Select lines where the word "seaborn" appears.
• • •
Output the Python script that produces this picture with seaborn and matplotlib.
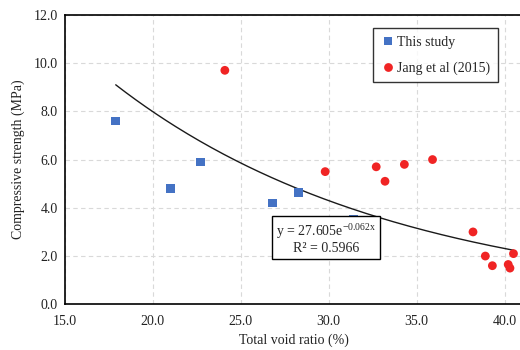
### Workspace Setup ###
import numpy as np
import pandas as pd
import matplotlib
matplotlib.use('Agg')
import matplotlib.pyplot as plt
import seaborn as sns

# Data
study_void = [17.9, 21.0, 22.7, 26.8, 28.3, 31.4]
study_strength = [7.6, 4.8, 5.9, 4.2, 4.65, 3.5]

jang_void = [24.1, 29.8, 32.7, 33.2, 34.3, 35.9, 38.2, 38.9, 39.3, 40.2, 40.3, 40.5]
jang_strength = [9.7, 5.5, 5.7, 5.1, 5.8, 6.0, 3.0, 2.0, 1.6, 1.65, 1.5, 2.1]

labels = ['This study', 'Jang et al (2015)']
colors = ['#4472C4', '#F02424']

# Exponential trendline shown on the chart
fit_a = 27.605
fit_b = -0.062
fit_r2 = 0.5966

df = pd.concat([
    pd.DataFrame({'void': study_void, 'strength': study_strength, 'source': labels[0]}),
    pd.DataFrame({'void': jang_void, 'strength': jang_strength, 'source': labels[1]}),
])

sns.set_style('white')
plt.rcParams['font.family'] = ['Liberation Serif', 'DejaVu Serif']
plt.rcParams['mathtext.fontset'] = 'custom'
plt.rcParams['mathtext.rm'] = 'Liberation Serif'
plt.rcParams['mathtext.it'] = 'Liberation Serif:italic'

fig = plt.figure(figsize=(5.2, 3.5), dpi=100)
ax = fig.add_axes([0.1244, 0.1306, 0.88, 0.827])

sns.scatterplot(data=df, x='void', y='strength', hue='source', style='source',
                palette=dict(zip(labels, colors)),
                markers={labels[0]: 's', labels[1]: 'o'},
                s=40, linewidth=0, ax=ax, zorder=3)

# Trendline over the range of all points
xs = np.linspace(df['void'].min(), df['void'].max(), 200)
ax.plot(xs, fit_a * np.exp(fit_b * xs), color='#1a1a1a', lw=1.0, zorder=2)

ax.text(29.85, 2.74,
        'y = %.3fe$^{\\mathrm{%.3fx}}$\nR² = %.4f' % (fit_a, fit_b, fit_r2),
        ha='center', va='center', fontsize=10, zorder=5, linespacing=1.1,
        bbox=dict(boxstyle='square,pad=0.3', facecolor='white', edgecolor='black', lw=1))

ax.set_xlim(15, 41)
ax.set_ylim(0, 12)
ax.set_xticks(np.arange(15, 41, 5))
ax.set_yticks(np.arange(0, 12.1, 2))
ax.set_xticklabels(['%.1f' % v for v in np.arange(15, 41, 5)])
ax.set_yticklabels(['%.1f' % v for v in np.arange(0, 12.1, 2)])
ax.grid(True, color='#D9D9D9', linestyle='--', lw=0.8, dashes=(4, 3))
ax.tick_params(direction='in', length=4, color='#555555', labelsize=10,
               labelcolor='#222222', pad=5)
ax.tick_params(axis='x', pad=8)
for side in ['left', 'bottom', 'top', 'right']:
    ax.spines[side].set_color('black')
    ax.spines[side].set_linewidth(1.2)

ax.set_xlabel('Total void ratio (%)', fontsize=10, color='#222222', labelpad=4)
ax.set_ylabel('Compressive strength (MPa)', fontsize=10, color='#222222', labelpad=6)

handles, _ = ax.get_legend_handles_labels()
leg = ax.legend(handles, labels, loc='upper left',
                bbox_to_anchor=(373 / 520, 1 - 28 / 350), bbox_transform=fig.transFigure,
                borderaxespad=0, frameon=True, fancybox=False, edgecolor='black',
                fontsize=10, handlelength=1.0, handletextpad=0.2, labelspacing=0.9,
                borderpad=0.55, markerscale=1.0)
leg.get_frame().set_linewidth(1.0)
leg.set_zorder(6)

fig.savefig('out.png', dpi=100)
• • •
## Solution to this problem
Output the Python script that produces this picture with seaborn and matplotlib.
import seaborn as sns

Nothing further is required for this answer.